In this context, I am remanded that in 1865, a German physicist, Rudolph Clausius (1822-1888) coined the term entropy during his research on heat. The word’s meaning “a turning towards” (in Greek, en+tropein), “content transformative” or “transformative content.” Claudius used the concept to establish a mathematical foundation for the second law of thermodynamics: without the injection of free energy, all systems tend to move (however gradually) from order to disorder, if not to chaos.
In their latest book, Repeatability: Build Enduring Businesses for a World of Constant Change (published by Harvard Business Review Press, 2012), Chris Zook and James Allen observe, “In business, entropy often leads to waste and loss of focus in the daily operations of complex organizations, such as the emergence of self-contained, internal activities without direct linkage to, or value for, the customer. Yet, when organizations grow and become more complex, internal units proliferate…As the forces of entropy strengthen, more time is taken up with internal meetings, or written reports, or preoccupation with narrow, often political, agendas that come with complex organizational structure. The customer becomes less central and suffers, and the strategic priorities become less clear.”
This is certainly true of marketing. For several millennia, its essential purpose has been to create or increase demand for the given offering. That remains true. However, as Colon correctly suggests, disruptive marketing is significantly different from conventional and nondisruptive marketing marketing applications of that basic function. More specifically, disruptive marketing challenges the mindset that established and continues to sustain the given status quo. According to Colon, for example, marketers in old media “paid for space and time. In emerging media, marketers will pay for audience and attention.”
These are among the several dozen passages of greatest interest and value to me, also listed to suggest the scope of Colon’s coverage:
o Disruptive mindset (Pages 21-34)
o Abundance of information (52-55)
o Impact of loss of control (53-55)
o Hierarchy in companies (61-63)
o Information jamming (65-69)
o Creative hybrids (74-79)
o Disruptive marketers (83-100)
o The End of the Marketing Department (112-119)
o Content creation: BuzzFeed (125-128)
o Connecting (141-147)
o Listening (153-165)
o Disruptive marketing vs. conventional and nondisruptive marketing (154-160
o Value of Big Data (168-170)
o Corporate social responsibility (178-183)
o Continual learning (186-188)
In Future Shock (1970), Alvin Toffler suggests, “The illiterate of the 21st century will not be those who cannot read and write, but those who cannot learn, unlearn, and relearn.” I agree and this may be what Colon had in mind when writing this book. Among his concluding thoughts, he says this: “Trust me, I’m no Luddite. But trust me, — reading another blog post [such as this review] or watching another piece of video content may not inspire you with creative ideas or flights of imagination. However, separating yourself from the world of digital devices just might. It can put into your perspective what you are trying to accomplish and what your life’s mission is in the creative economy – not as a marketer, but as a human being.”

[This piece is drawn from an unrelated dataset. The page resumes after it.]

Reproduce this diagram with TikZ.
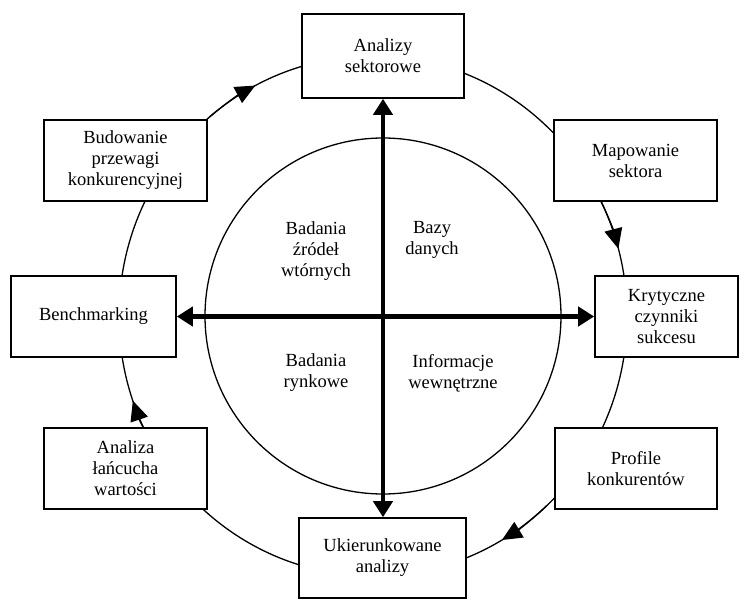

Long ago, I became convinced that every person is a marketer, differing only in the nature and extent to which we attempt to create or increase demand for what we offer. It could be a product or a service. It could be an agreement or rejection of other offerings and options. Whatever, Geoffrey Colon urges us to disrupt our thinking “not as a marketer, but as a human being…Paint. Travel. Read. Observe. Love. Learn. Slam-dance. Rave. DJ. Feel. Solve math equations. Listen.”
The more we commit to personal exploration that is internal as well as external, gaining an understanding that is “enthusiastically inefficient,” we will experience what T.S. Eliot describes so well in his classic work, Four Quartets: “We shall not cease from exploration, and the end of all our exploring will be to arrive where we started and know the place for the first time.”